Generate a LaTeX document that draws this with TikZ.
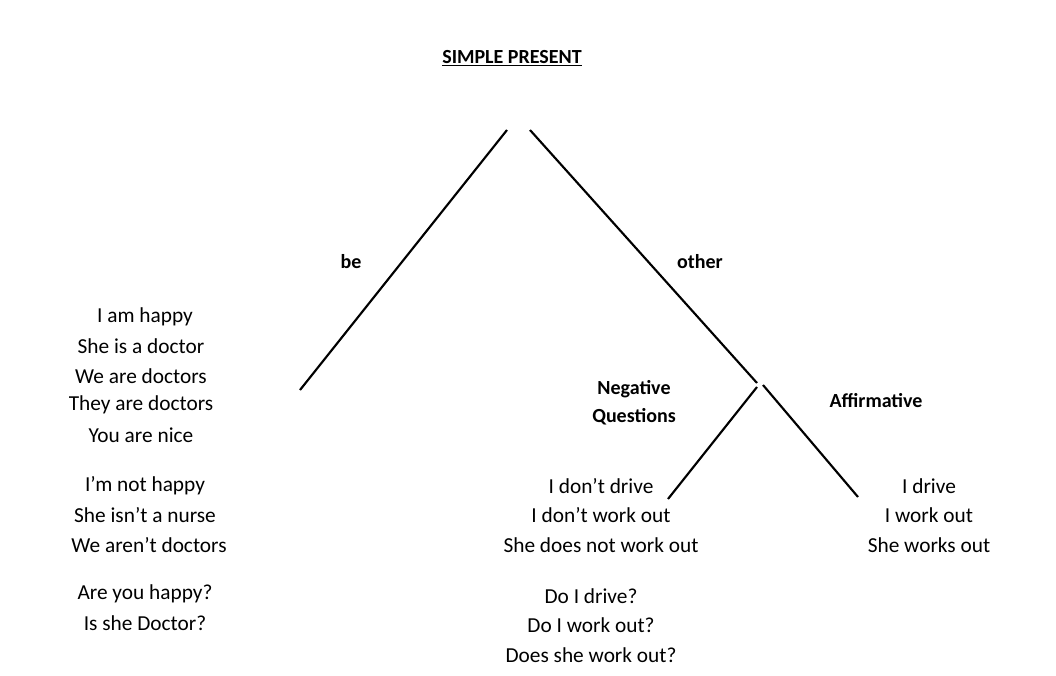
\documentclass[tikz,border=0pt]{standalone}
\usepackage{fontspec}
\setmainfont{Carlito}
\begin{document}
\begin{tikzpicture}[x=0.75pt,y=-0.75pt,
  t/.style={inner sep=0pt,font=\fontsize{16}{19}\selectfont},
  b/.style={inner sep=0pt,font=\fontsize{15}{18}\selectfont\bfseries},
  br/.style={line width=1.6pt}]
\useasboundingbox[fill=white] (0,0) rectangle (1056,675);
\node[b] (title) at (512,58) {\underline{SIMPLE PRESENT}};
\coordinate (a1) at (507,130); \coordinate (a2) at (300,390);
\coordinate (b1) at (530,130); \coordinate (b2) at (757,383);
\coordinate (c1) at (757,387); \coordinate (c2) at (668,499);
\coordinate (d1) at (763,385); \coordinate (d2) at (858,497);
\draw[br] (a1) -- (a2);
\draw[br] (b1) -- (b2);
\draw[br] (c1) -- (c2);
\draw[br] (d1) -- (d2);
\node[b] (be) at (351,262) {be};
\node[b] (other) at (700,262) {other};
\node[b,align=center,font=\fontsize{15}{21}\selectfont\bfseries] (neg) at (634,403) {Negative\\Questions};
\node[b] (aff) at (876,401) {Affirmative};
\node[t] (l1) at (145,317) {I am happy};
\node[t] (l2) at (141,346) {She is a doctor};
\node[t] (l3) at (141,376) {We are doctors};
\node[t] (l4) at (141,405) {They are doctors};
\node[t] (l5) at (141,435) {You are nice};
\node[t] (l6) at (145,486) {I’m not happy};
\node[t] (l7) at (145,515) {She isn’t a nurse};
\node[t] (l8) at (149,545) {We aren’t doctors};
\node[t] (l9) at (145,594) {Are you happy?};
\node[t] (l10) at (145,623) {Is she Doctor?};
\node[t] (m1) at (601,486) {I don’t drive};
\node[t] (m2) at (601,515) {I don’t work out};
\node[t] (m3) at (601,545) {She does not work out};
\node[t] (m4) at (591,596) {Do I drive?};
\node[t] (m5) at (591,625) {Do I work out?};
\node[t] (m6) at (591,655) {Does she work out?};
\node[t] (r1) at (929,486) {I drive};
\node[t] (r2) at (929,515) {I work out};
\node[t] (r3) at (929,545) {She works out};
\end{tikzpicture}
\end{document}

* * *

Your task is to reproduce all of the material exactly. The pictures stay out.

WRITTEN RESPONSE>
Generate a LaTeX document that draws this with TikZ.
\documentclass[tikz,border=0pt]{standalone}
\usepackage{fontspec}
\setmainfont{Carlito}
\begin{document}
\begin{tikzpicture}[x=0.75pt,y=-0.75pt,
  t/.style={inner sep=0pt,font=\fontsize{16}{19}\selectfont},
  b/.style={inner sep=0pt,font=\fontsize{15}{18}\selectfont\bfseries},
  br/.style={line width=1.6pt}]
\useasboundingbox[fill=white] (0,0) rectangle (1056,675);
\node[b] (title) at (512,58) {\underline{SIMPLE PRESENT}};
\coordinate (a1) at (507,130); \coordinate (a2) at (300,390);
\coordinate (b1) at (530,130); \coordinate (b2) at (757,383);
\coordinate (c1) at (757,387); \coordinate (c2) at (668,499);
\coordinate (d1) at (763,385); \coordinate (d2) at (858,497);
\draw[br] (a1) -- (a2);
\draw[br] (b1) -- (b2);
\draw[br] (c1) -- (c2);
\draw[br] (d1) -- (d2);
\node[b] (be) at (351,262) {be};
\node[b] (other) at (700,262) {other};
\node[b,align=center,font=\fontsize{15}{21}\selectfont\bfseries] (neg) at (634,403) {Negative\\Questions};
\node[b] (aff) at (876,401) {Affirmative};
\node[t] (l1) at (145,317) {I am happy};
\node[t] (l2) at (141,346) {She is a doctor};
\node[t] (l3) at (141,376) {We are doctors};
\node[t] (l4) at (141,405) {They are doctors};
\node[t] (l5) at (141,435) {You are nice};
\node[t] (l6) at (145,486) {I’m not happy};
\node[t] (l7) at (145,515) {She isn’t a nurse};
\node[t] (l8) at (149,545) {We aren’t doctors};
\node[t] (l9) at (145,594) {Are you happy?};
\node[t] (l10) at (145,623) {Is she Doctor?};
\node[t] (m1) at (601,486) {I don’t drive};
\node[t] (m2) at (601,515) {I don’t work out};
\node[t] (m3) at (601,545) {She does not work out};
\node[t] (m4) at (591,596) {Do I drive?};
\node[t] (m5) at (591,625) {Do I work out?};
\node[t] (m6) at (591,655) {Does she work out?};
\node[t] (r1) at (929,486) {I drive};
\node[t] (r2) at (929,515) {I work out};
\node[t] (r3) at (929,545) {She works out};
\end{tikzpicture}
\end{document}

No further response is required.